Pada Masa Revolusi Sumatera Timur.

      Revolusi Sosial Sumatera Timur adalah gerakan sosial di Sumatera Timur oleh rakyat yang dihasut oleh kaum komunis (PKI) terhadap penguasa kesultanan Melayu. Revolusi ini dipicu oleh gerakan kaum komunis (PKI) yang hendak menghapuskan sistem monarki dengan alasan anti feodal.

      Karena sulitnya komunikasi dan transportasi berita proklamasi kemerdekaan 17 Agustus baru dibawa oleh Teuku Muhammad Hasanselaku yaitu seorang Gubernur Sumatera serta Amir selaku Wakil Gubernur Sumatera dan diumumkan di Lapangan Fukereido (sekarang Lapangan Merdeka), Medan pada tarikh 6 Oktober 1945. Pada tarikh 9 Oktober 1945 pasukan AFNEI dibawah pimpinan Brigjen. T.E.D. Kelly mendarat di Belawan. Kedatangan pasukan AFNEI ini diboncengi oleh pasukan NICA yang dipersiapkan untuk mengambil alih pemerintahan dan membebaskan tawanan perang orang Belanda di Medan.
Meletusnya revolusi sosial tidak terlepas dari sikap beberapa kelompok bangsawan yang tidak segera mendukung republik setelah adanya Proklamasi Kemerdekaan Indonesia. Beberapa kelompok bangsawan tidak begitu antusias dengan pembentukan republik karena setelah Jepang/Jepun masuk, Jepang/Jepun mencabut semua hak istimewa kaum bangsawan dan lahan perkebunan diambil alih oleh para buruh. Beberapa bangsawan merasa dirugikan dan berharap untuk mendapatkan haknya kembali dengan bekerja sama dengan NICA sehingga semakin menjauhkan diri dari pihak pro republik. Walaupun saat itu juga banyak kaum bangsawan dan sultan yang mendukung kelompok pro republik seperti Amir Hamzah dari Kesultanan Langkat dan Sultan Sulaiman Syariful Alamshah dari Kesultanan Serdang.


Kesultanan Deli Sekarang

      Sri Paduka Baginda Tuanku Sultan Mahmud Arya Lamanjiji Perkasa Alam atau cukup disingkat Tuanku Aji lahir pada tarikh 17 Agustus 1997 dan kini umurnya kurang lebih 19 tahun adalah Sultan Deli ke 14 yang memerintah sejak 22 Juli 2005. Dia adalah Sultan Deli termuda dalam sejarah. Sultan termuda sebelumnya adalah Sultan Ma'moen Al Rasyid (1873-1924) yang diangkat saat berusia 15 tahun.

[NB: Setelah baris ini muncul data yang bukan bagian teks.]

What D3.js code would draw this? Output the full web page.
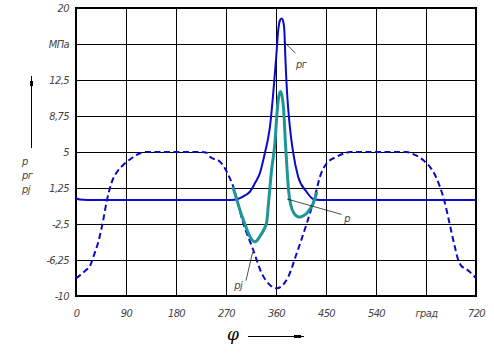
<!DOCTYPE html>
<html>
<head>
<meta charset="utf-8">
<script src="https://cdn.jsdelivr.net/npm/d3@7"></script>
<style>
  html, body { margin: 0; padding: 0; background: #fff; }
  svg { display: block; }
  .lbl { font-family: "Liberation Sans Narrow", "DejaVu Sans Condensed", "Liberation Sans", sans-serif; font-style: italic; font-size: 11px; fill: #444; letter-spacing: -0.6px; }
</style>
</head>
<body>
<svg id="chart" width="494" height="358"></svg>
<script>
// ---- data ----
const phiPj = [0, 8, 18, 25, 32, 40, 49, 55, 64, 76, 85, 100, 118, 127, 180, 223, 235, 241, 259, 268, 277, 283, 301, 319, 334, 349, 361, 382, 397, 415, 430, 439, 451, 469, 487, 493, 540, 595, 610, 628, 643, 655, 664, 673, 682, 688, 694, 700, 709, 720];
const pjValues = [-8.16, -7.8, -7.3, -6.9, -5.8, -4.4, -2.1, -0.2, 1.8, 3.1, 3.65, 4.35, 4.93, 5.0, 5.0, 5.0, 4.93, 4.5, 4.0, 3.3, 2.26, 1.4, -2.4, -5.2, -7.6, -8.85, -9.2, -8.0, -5.6, -2.5, 0.35, 2.4, 3.8, 4.5, 4.93, 5.0, 5.0, 5.0, 4.7, 4.0, 2.95, 1.4, -0.3, -2.6, -4.9, -6.25, -6.9, -7.1, -7.5, -8.16];

const phiPg = [0, 7, 20, 100, 200, 270, 286, 292, 305, 313, 322, 331, 340, 346, 349, 355, 360, 364, 367, 370, 373, 375, 377, 380, 385, 391, 400, 415, 427, 439, 500, 600, 720];
const pgValues = [0.15, 0.05, 0, 0, 0, 0, 0.02, 0.12, 0.5, 0.86, 1.74, 2.8, 4.9, 6.5, 7.6, 11.1, 14.6, 17.7, 18.7, 18.9, 18.6, 17.7, 14.6, 11.1, 7.6, 4.9, 2.4, 0.86, 0.1, 0, 0, 0, 0];

const phiP = [283, 289, 295, 304, 313, 322, 331, 338, 343, 347, 352, 358, 362, 365, 368, 371, 374, 377, 380, 383, 387, 392, 398, 403, 409, 415, 421, 427, 433];
const pValues = [1.25, 0.1, -1.04, -2.5, -3.8, -4.35, -3.8, -3.1, -2.4, 0, 3.1, 5.9, 9.2, 10.8, 11.3, 10.8, 9.2, 5.9, 3.1, 0.8, -0.6, -1.35, -1.7, -1.78, -1.65, -1.4, -0.95, -0.35, 0.7];

const xTicks = [0, 90, 180, 270, 360, 450, 540, 630, 720];
const xTickLabels = ["0", "90", "180", "270", "360", "450", "540", "град", "720"];
const yTicks = [-10, -6.25, -2.5, 1.25, 5, 8.75, 12.5, 16.25, 20];
const yTickLabels = ["-10", "-6,25", "-2,5", "1,25", "5", "8,75", "12,5", "МПа", "20"];

// annotation anchors (data space): curve point -> label point
const annotations = [
  { text: "pг", from: [374, 16.5], to: [395, 15.3], label: [396, 14.2] },
  { text: "p",  from: [380, 0.1], to: [478, -1.5], label: [483, -1.9] },
  { text: "pj", from: [318, -5.4], to: [306, -8.4], label: [285, -8.9] }
];
const legendNames = ["p", "pг", "pj"];

// ---- layout ----
const svg = d3.select("#chart");
const x = d3.scaleLinear().domain([0, 720]).range([76, 476]);
const y = d3.scaleLinear().domain([-10, 20]).range([296, 8]);

// grid + axes
const yAxis = d3.axisLeft(y).tickValues(yTicks)
  .tickSize(-(x.range()[1] - x.range()[0]))
  .tickPadding(7)
  .tickFormat((d, i) => yTickLabels[i]);
const gy = svg.append("g").attr("transform", `translate(${x.range()[0]},0)`).call(yAxis);

const xAxis = d3.axisBottom(x).tickValues(xTicks)
  .tickSize(-(y.range()[0] - y.range()[1]))
  .tickPadding(13)
  .tickFormat((d, i) => xTickLabels[i]);
const gx = svg.append("g").attr("transform", `translate(0,${y.range()[0]})`).call(xAxis);

[gx, gy].forEach(g => {
  g.select(".domain").remove();
  g.selectAll(".tick line").attr("stroke", "#000").attr("stroke-width", 1.2).attr("shape-rendering", "crispEdges");
  g.selectAll(".tick text").attr("class", "lbl").attr("fill", "#444");
});
gy.selectAll(".tick text").attr("dy", "0.28em");

// frame
svg.append("rect")
  .attr("x", x.range()[0]).attr("y", y.range()[1])
  .attr("width", x.range()[1] - x.range()[0])
  .attr("height", y.range()[0] - y.range()[1])
  .attr("fill", "none").attr("stroke", "#000").attr("stroke-width", 1.2)
  .attr("shape-rendering", "crispEdges");

const line = d3.line().x(d => x(d[0])).y(d => y(d[1])).curve(d3.curveMonotoneX);

// pj dashed
svg.append("path")
  .datum(d3.zip(phiPj, pjValues))
  .attr("d", line)
  .attr("fill", "none").attr("stroke", "#0a0ac0").attr("stroke-width", 2)
  .attr("stroke-dasharray", "6,3.5");

// pg solid
svg.append("path")
  .datum(d3.zip(phiPg, pgValues))
  .attr("d", line)
  .attr("fill", "none").attr("stroke", "#0a0ac8").attr("stroke-width", 2);

// p teal
svg.append("path")
  .datum(d3.zip(phiP, pValues))
  .attr("d", line)
  .attr("fill", "none").attr("stroke", "#1f9696").attr("stroke-width", 3)
  .attr("stroke-linejoin", "round").attr("stroke-linecap", "round");

// annotations
annotations.forEach(a => {
  svg.append("line")
    .attr("x1", x(a.from[0])).attr("y1", y(a.from[1]))
    .attr("x2", x(a.to[0])).attr("y2", y(a.to[1]))
    .attr("stroke", "#000").attr("stroke-width", 0.7);
  svg.append("text").attr("class", "lbl")
    .attr("x", x(a.label[0])).attr("y", y(a.label[1]))
    .attr("dy", "0.35em")
    .text(a.text);
});

// left legend labels + arrow
legendNames.forEach((n, i) => {
  svg.append("text").attr("class", "lbl")
    .attr("x", 22).attr("y", 165 + i * 14)
    .text(n);
});
svg.append("line").attr("x1", 31.5).attr("x2", 31.5).attr("y1", 76).attr("y2", 148)
  .attr("stroke", "#000").attr("stroke-width", 1);
svg.append("rect").attr("x", 30).attr("y", 81).attr("width", 3).attr("height", 5).attr("fill", "#000");

// phi axis label + arrow
svg.append("text")
  .attr("x", 233).attr("y", 340)
  .attr("text-anchor", "middle")
  .attr("font-family", "DejaVu Serif, serif")
  .attr("font-style", "italic")
  .attr("font-size", 17)
  .attr("fill", "#000")
  .text("φ");
svg.append("line").attr("x1", 248).attr("x2", 304).attr("y1", 336.5).attr("y2", 336.5)
  .attr("stroke", "#000").attr("stroke-width", 1);
svg.append("rect").attr("x", 294).attr("y", 335).attr("width", 7).attr("height", 3).attr("fill", "#000");
</script>
</body>
</html>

Aria Mahmud Lamanjiji dinobatkan sebagai Sultan Deli ke 14 menggantikan ayahnya, Letkol Tito Otteman yang tewas akibat kecelakaan pesawat CN-235 di Bandara Malikus Saleh, Lhokseumawe. Saat dinobatkan Aria Lamanjiji sambil mengunyah permen. Maklum Aria Lamanjiji baru berumur 8 tahun. Wajar bila dia melakukan hal yang tidak lumrah saat hari bersejerah bagi dirinya dan Kesultanan Deli itu. Pelantikan berlangsung di Balairung Istana persis di hadapan peti mati ayahnya. Pelantikannya berdasarkan adat Melayu Deli.